EXERCISE: Your task is to copy the listing exactly, with the pictures left out.
☆ ☆ ☆ ☆ ☆
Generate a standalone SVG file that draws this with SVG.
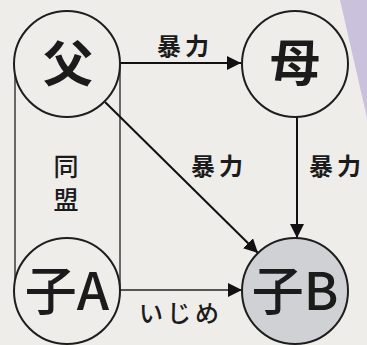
<svg xmlns="http://www.w3.org/2000/svg" width="367" height="345" viewBox="0 0 367 345">
<style>
.node{stroke:#1e1e1e;stroke-width:2;fill:#efedea}
.nl{font-family:"Noto Sans CJK JP","Noto Sans",sans-serif;fill:#1b1b1b;text-anchor:middle}
.big{font-size:50px;font-weight:700}
.kid{font-size:52px;font-weight:500}
.lab{font-family:"Noto Sans CJK JP","Noto Sans",sans-serif;fill:#1b1b1b;font-size:24px;font-weight:700;text-anchor:middle;letter-spacing:4px}
.ed{stroke:#111;stroke-width:2;fill:none}
.thin{stroke:#222;stroke-width:1.3;fill:none}
</style>
<defs>
<marker id="ah" markerUnits="userSpaceOnUse" markerWidth="14" markerHeight="14" viewBox="0 0 14 14" refX="14" refY="7" orient="auto">
<path d="M0,0 L14,7 L0,14 Z" fill="#111"/>
</marker>
</defs>
<rect width="367" height="345" fill="#efedea"/>
<polygon points="340,0 367,0 367,118" fill="#cac2dc"/>
<g id="connectors">
<rect x="15" y="64" width="105" height="226" class="thin"/>
<line x1="120" y1="63" x2="241" y2="63" class="ed" marker-end="url(#ah)"/>
<line x1="105" y1="102" x2="258" y2="253" class="ed" marker-end="url(#ah)"/>
<line x1="297" y1="117" x2="297" y2="238" class="ed" marker-end="url(#ah)"/>
<line x1="120" y1="290" x2="242" y2="290" class="thin" stroke-width="1.6" marker-end="url(#ah)"/>
<text class="lab" x="185" y="55">暴力</text>
<text class="lab" x="219" y="175">暴力</text>
<text class="lab" x="337" y="175">暴力</text>
<text class="lab" x="66" y="176" style="font-weight:500;font-size:25px;letter-spacing:0">同</text>
<text class="lab" x="66" y="209" style="font-weight:500;font-size:25px;letter-spacing:0">盟</text>
<text class="lab" x="181" y="322" style="font-weight:500;font-size:24px;letter-spacing:4px">いじめ</text>
</g>
<g id="father">
<circle cx="67" cy="64" r="53" class="node"/>
<text class="nl big" x="68" y="82">父</text>
</g>
<g id="mother">
<circle cx="295" cy="64" r="53" class="node"/>
<text class="nl big" x="295" y="81">母</text>
</g>
<g id="childA">
<circle cx="67" cy="291" r="53" class="node"/>
<text class="nl kid" x="67" y="310">子A</text>
</g>
<g id="childB">
<circle cx="295" cy="291" r="53" class="node" style="fill:#cfd1d4"/>
<text class="nl kid" x="295" y="310">子B</text>
</g>
</svg>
☆ ☆ ☆ ☆ ☆
REPLY:
Generate a standalone SVG file that draws this with SVG.
<svg xmlns="http://www.w3.org/2000/svg" width="367" height="345" viewBox="0 0 367 345">
<style>
.node{stroke:#1e1e1e;stroke-width:2;fill:#efedea}
.nl{font-family:"Noto Sans CJK JP","Noto Sans",sans-serif;fill:#1b1b1b;text-anchor:middle}
.big{font-size:50px;font-weight:700}
.kid{font-size:52px;font-weight:500}
.lab{font-family:"Noto Sans CJK JP","Noto Sans",sans-serif;fill:#1b1b1b;font-size:24px;font-weight:700;text-anchor:middle;letter-spacing:4px}
.ed{stroke:#111;stroke-width:2;fill:none}
.thin{stroke:#222;stroke-width:1.3;fill:none}
</style>
<defs>
<marker id="ah" markerUnits="userSpaceOnUse" markerWidth="14" markerHeight="14" viewBox="0 0 14 14" refX="14" refY="7" orient="auto">
<path d="M0,0 L14,7 L0,14 Z" fill="#111"/>
</marker>
</defs>
<rect width="367" height="345" fill="#efedea"/>
<polygon points="340,0 367,0 367,118" fill="#cac2dc"/>
<g id="connectors">
<rect x="15" y="64" width="105" height="226" class="thin"/>
<line x1="120" y1="63" x2="241" y2="63" class="ed" marker-end="url(#ah)"/>
<line x1="105" y1="102" x2="258" y2="253" class="ed" marker-end="url(#ah)"/>
<line x1="297" y1="117" x2="297" y2="238" class="ed" marker-end="url(#ah)"/>
<line x1="120" y1="290" x2="242" y2="290" class="thin" stroke-width="1.6" marker-end="url(#ah)"/>
<text class="lab" x="185" y="55">暴力</text>
<text class="lab" x="219" y="175">暴力</text>
<text class="lab" x="337" y="175">暴力</text>
<text class="lab" x="66" y="176" style="font-weight:500;font-size:25px;letter-spacing:0">同</text>
<text class="lab" x="66" y="209" style="font-weight:500;font-size:25px;letter-spacing:0">盟</text>
<text class="lab" x="181" y="322" style="font-weight:500;font-size:24px;letter-spacing:4px">いじめ</text>
</g>
<g id="father">
<circle cx="67" cy="64" r="53" class="node"/>
<text class="nl big" x="68" y="82">父</text>
</g>
<g id="mother">
<circle cx="295" cy="64" r="53" class="node"/>
<text class="nl big" x="295" y="81">母</text>
</g>
<g id="childA">
<circle cx="67" cy="291" r="53" class="node"/>
<text class="nl kid" x="67" y="310">子A</text>
</g>
<g id="childB">
<circle cx="295" cy="291" r="53" class="node" style="fill:#cfd1d4"/>
<text class="nl kid" x="295" y="310">子B</text>
</g>
</svg>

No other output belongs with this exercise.